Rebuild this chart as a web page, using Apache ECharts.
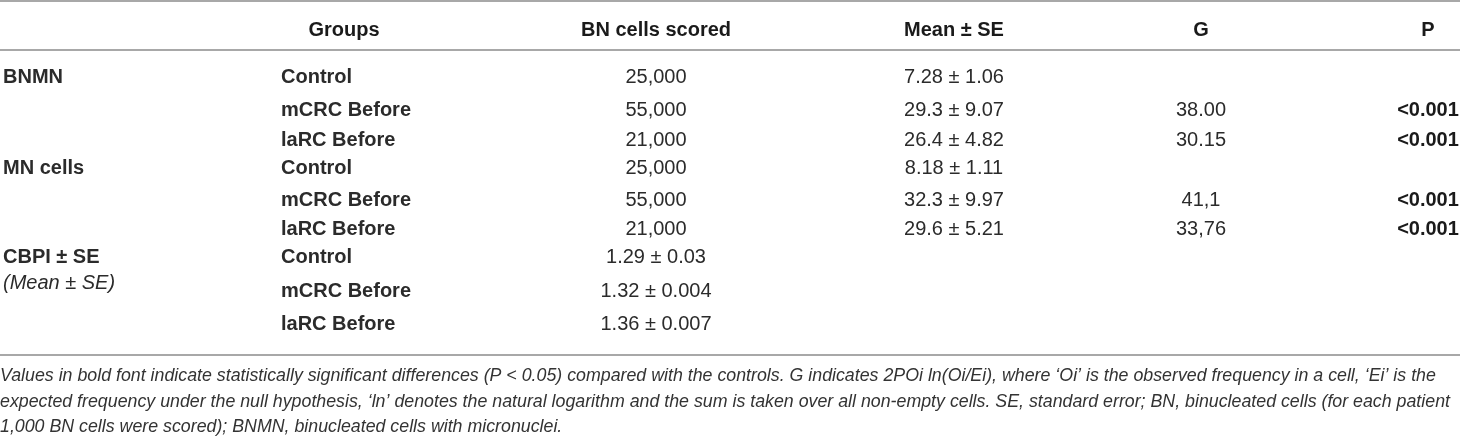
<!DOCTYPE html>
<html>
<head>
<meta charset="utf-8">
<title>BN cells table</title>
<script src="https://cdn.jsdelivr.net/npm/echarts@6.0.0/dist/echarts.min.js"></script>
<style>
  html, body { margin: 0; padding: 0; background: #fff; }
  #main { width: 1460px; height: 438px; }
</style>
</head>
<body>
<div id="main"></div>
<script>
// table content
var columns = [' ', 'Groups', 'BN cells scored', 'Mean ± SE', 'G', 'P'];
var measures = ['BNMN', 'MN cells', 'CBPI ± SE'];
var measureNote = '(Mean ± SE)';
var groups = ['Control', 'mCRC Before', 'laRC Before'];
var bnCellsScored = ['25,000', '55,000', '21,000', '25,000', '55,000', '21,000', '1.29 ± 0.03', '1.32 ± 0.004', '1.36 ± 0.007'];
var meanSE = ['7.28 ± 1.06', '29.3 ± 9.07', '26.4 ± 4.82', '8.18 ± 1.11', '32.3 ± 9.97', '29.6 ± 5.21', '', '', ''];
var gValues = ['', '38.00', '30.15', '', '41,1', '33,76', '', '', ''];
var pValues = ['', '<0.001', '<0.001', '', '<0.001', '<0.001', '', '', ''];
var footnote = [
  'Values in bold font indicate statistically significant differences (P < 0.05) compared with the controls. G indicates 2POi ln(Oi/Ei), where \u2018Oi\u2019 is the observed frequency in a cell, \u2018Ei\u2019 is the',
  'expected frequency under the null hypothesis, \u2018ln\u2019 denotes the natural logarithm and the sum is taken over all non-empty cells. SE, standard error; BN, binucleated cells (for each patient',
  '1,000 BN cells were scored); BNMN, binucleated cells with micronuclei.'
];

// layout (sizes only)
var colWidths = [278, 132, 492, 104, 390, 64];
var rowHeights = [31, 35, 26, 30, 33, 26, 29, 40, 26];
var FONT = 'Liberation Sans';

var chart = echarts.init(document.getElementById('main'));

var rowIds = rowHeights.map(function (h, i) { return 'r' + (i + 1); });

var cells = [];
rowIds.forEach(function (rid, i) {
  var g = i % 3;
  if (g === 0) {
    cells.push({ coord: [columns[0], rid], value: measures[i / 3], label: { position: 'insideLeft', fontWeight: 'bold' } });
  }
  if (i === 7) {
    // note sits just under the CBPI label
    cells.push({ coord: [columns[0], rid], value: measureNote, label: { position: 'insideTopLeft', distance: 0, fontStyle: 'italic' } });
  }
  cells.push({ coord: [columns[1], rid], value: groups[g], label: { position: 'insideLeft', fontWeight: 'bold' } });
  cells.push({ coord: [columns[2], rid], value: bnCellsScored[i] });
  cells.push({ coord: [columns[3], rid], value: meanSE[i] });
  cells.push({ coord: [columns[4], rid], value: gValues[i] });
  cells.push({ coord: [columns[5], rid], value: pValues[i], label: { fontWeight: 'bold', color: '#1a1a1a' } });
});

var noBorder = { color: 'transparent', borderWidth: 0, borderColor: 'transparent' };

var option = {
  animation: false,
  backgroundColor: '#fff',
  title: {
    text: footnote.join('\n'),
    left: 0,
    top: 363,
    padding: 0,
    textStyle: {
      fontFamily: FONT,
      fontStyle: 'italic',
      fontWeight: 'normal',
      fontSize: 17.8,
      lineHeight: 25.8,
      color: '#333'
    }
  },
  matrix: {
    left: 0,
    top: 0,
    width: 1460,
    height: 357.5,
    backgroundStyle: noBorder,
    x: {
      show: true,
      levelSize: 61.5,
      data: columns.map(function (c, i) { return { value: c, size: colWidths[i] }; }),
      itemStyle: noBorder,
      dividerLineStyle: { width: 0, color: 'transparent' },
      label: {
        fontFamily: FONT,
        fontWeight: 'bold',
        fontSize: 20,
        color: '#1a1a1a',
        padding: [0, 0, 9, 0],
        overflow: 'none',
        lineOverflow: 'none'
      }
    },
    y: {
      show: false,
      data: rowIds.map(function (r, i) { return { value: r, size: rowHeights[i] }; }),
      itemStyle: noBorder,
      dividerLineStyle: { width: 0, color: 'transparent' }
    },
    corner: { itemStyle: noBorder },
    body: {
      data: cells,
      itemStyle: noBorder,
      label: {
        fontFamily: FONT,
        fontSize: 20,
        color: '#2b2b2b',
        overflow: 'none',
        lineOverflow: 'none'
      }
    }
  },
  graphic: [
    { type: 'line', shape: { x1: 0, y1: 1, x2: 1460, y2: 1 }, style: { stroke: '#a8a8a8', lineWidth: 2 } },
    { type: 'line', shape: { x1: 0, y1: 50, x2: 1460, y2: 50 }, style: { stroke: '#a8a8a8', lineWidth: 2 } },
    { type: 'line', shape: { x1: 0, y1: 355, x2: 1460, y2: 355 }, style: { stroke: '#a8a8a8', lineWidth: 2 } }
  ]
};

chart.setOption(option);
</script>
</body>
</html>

• [What the task requires]: From the first line above to the line containing "var rowIds = rowHeights.map(function", repeat each line exactly. Pictures stay out.

• [Exercise output]:
Rebuild this chart as a web page, using Apache ECharts.
<!DOCTYPE html>
<html>
<head>
<meta charset="utf-8">
<title>BN cells table</title>
<script src="https://cdn.jsdelivr.net/npm/echarts@6.0.0/dist/echarts.min.js"></script>
<style>
  html, body { margin: 0; padding: 0; background: #fff; }
  #main { width: 1460px; height: 438px; }
</style>
</head>
<body>
<div id="main"></div>
<script>
// table content
var columns = [' ', 'Groups', 'BN cells scored', 'Mean ± SE', 'G', 'P'];
var measures = ['BNMN', 'MN cells', 'CBPI ± SE'];
var measureNote = '(Mean ± SE)';
var groups = ['Control', 'mCRC Before', 'laRC Before'];
var bnCellsScored = ['25,000', '55,000', '21,000', '25,000', '55,000', '21,000', '1.29 ± 0.03', '1.32 ± 0.004', '1.36 ± 0.007'];
var meanSE = ['7.28 ± 1.06', '29.3 ± 9.07', '26.4 ± 4.82', '8.18 ± 1.11', '32.3 ± 9.97', '29.6 ± 5.21', '', '', ''];
var gValues = ['', '38.00', '30.15', '', '41,1', '33,76', '', '', ''];
var pValues = ['', '<0.001', '<0.001', '', '<0.001', '<0.001', '', '', ''];
var footnote = [
  'Values in bold font indicate statistically significant differences (P < 0.05) compared with the controls. G indicates 2POi ln(Oi/Ei), where \u2018Oi\u2019 is the observed frequency in a cell, \u2018Ei\u2019 is the',
  'expected frequency under the null hypothesis, \u2018ln\u2019 denotes the natural logarithm and the sum is taken over all non-empty cells. SE, standard error; BN, binucleated cells (for each patient',
  '1,000 BN cells were scored); BNMN, binucleated cells with micronuclei.'
];

// layout (sizes only)
var colWidths = [278, 132, 492, 104, 390, 64];
var rowHeights = [31, 35, 26, 30, 33, 26, 29, 40, 26];
var FONT = 'Liberation Sans';

var chart = echarts.init(document.getElementById('main'));

var rowIds = rowHeights.map(function (h, i) { return 'r' + (i + 1); });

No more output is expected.